[HUGHES, Thomas]

Tom Brown's School Days. By an Old Boy. and; Tom Brown at Oxford.

£1,650
London: Macmillan and Co.. 1882 and 1883.

Two volumes. 8vo. (187x121mm). pp. xx, [2], 376, [4pp adverts]; xii, [2], 546, [2pp adverts]. Seven engraved plates in each volume. Brown cloth decorated with two bands of leaf and flower motifs with gilt borders to upper cover and spine with the design continued in blind on the lower cover. Spine lettered in gilt. Corners bumped and a small crease to spine of volume one and a small tear to head of spine of volume two. Foxing to title pages and a tear with loss to foot of C8 of volume two (not affecting the text) but overall very good copies. The half title in both books is inscribed "J.N.Brocklehurst from the author with all good wishes. April 1883". A nice set of the two Tom Brown novels with gift inscriptions from Hughes. Tom Brown's Schooldays was intended by Hughes to be an exercise in "preaching" rather than an amusing entertainment.

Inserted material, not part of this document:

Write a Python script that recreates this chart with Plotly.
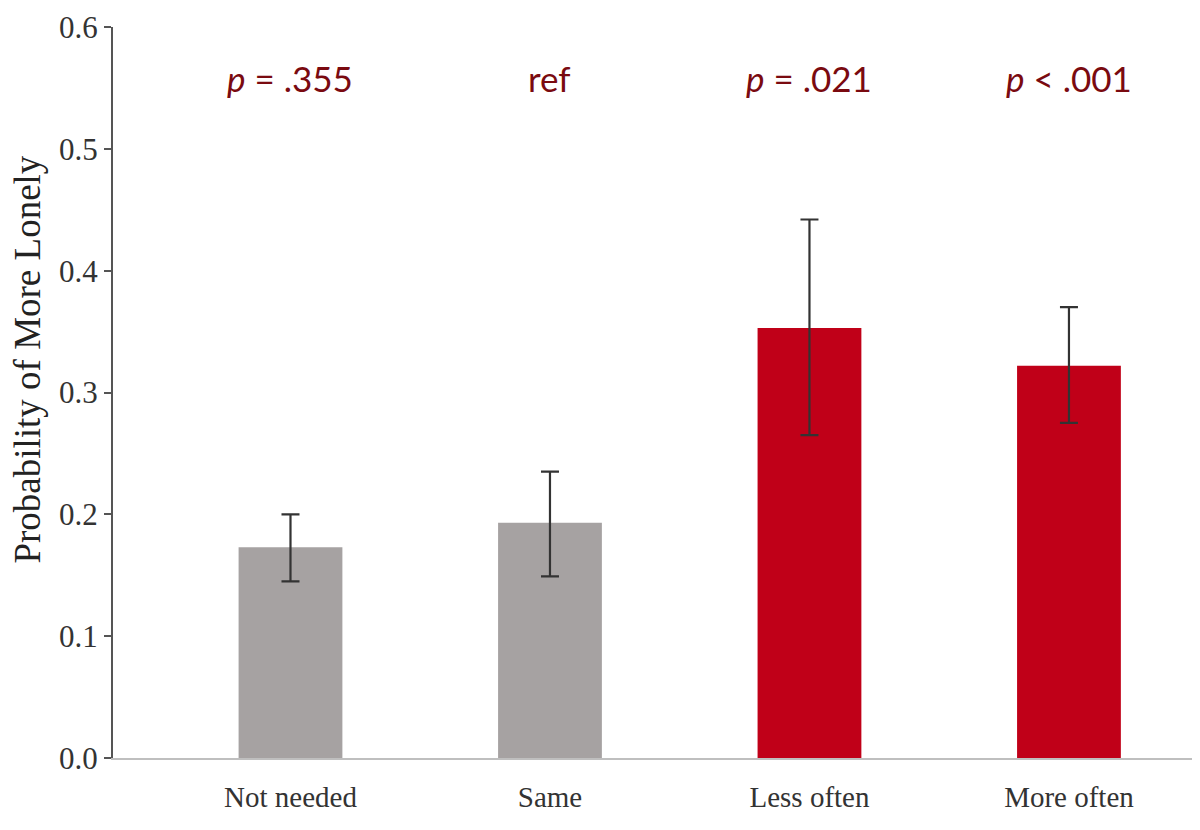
import plotly.graph_objects as go

categories = ["Not needed", "Same", "Less often", "More often"]
values = [0.173, 0.193, 0.353, 0.322]
err_upper = [0.200, 0.235, 0.442, 0.370]
err_lower = [0.145, 0.149, 0.265, 0.275]
p_labels = ["<i>p</i> = .355", "ref", "<i>p</i> = .021", "<i>p</i> < .001"]
bar_colors = ["#A6A2A2", "#A6A2A2", "#C00018", "#C00018"]
y_ticks = [0.0, 0.1, 0.2, 0.3, 0.4, 0.5, 0.6]

err_plus = [u - v for u, v in zip(err_upper, values)]
err_minus = [v - l for v, l in zip(values, err_lower)]

fig = go.Figure()
fig.add_trace(go.Bar(
    x=list(range(len(categories))),
    y=values,
    marker=dict(color=bar_colors, line=dict(width=0)),
    error_y=dict(type="data", symmetric=False, array=err_plus, arrayminus=err_minus,
                 color="#333333", thickness=2.2, width=9),
    width=0.4,
))

for i, lab in enumerate(p_labels):
    fig.add_annotation(x=i, y=0.558, text=lab, showarrow=False,
                       font=dict(family="Lato, Liberation Sans, sans-serif", size=35, color="#7A0A10"),
                       xref="x", yref="y")

fig.add_annotation(x=-0.0787, y=0.545, xref="paper", yref="paper",
                   text="Probability of More Lonely", textangle=-90, showarrow=False,
                   xanchor="center", yanchor="middle",
                   font=dict(family="Liberation Serif, Times New Roman, serif", size=37, color="#222222"))

fig.update_layout(
    width=1200, height=830,
    margin=dict(l=105, r=15, t=19, b=80, autoexpand=False),
    paper_bgcolor="white", plot_bgcolor="white",
    showlegend=False,
    font=dict(family="Liberation Serif, Times New Roman, serif", color="#333333"),
)
fig.update_xaxes(
    range=[-0.684, 3.478],
    tickmode="array", tickvals=list(range(len(categories))), ticktext=categories,
    tickfont=dict(size=29, color="#333333"),
    ticklabelstandoff=12,
    automargin=False,
    showline=True, linecolor="#BFBFBF", linewidth=2,
    ticks="", showgrid=False, zeroline=False,
)
fig.update_yaxes(
    range=[0, 0.6],
    tickmode="array", tickvals=y_ticks, ticktext=[f"{t:.1f}" for t in y_ticks],
    tickfont=dict(size=31, color="#333333"),
    ticklabeloverflow="allow",
    automargin=False,
    showline=True, linecolor="#555555", linewidth=2,
    ticks="outside", ticklen=7, tickcolor="#555555", tickwidth=2,
    showgrid=False, zeroline=False,
)

fig.write_html("out.html")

Although one tends to remember the cricket matches, the bullying, Tom and Arthur's touching friendship and the general atmosphere of life at Rugby, it was the muscular Christianity and ethical probity that appealed to many early readers. Although Tom Brown at Oxford was less popular than its predecessor, it is regarded as one of the best and most accurate fictional portrayals of life at an English university in the mid-nineteenth century.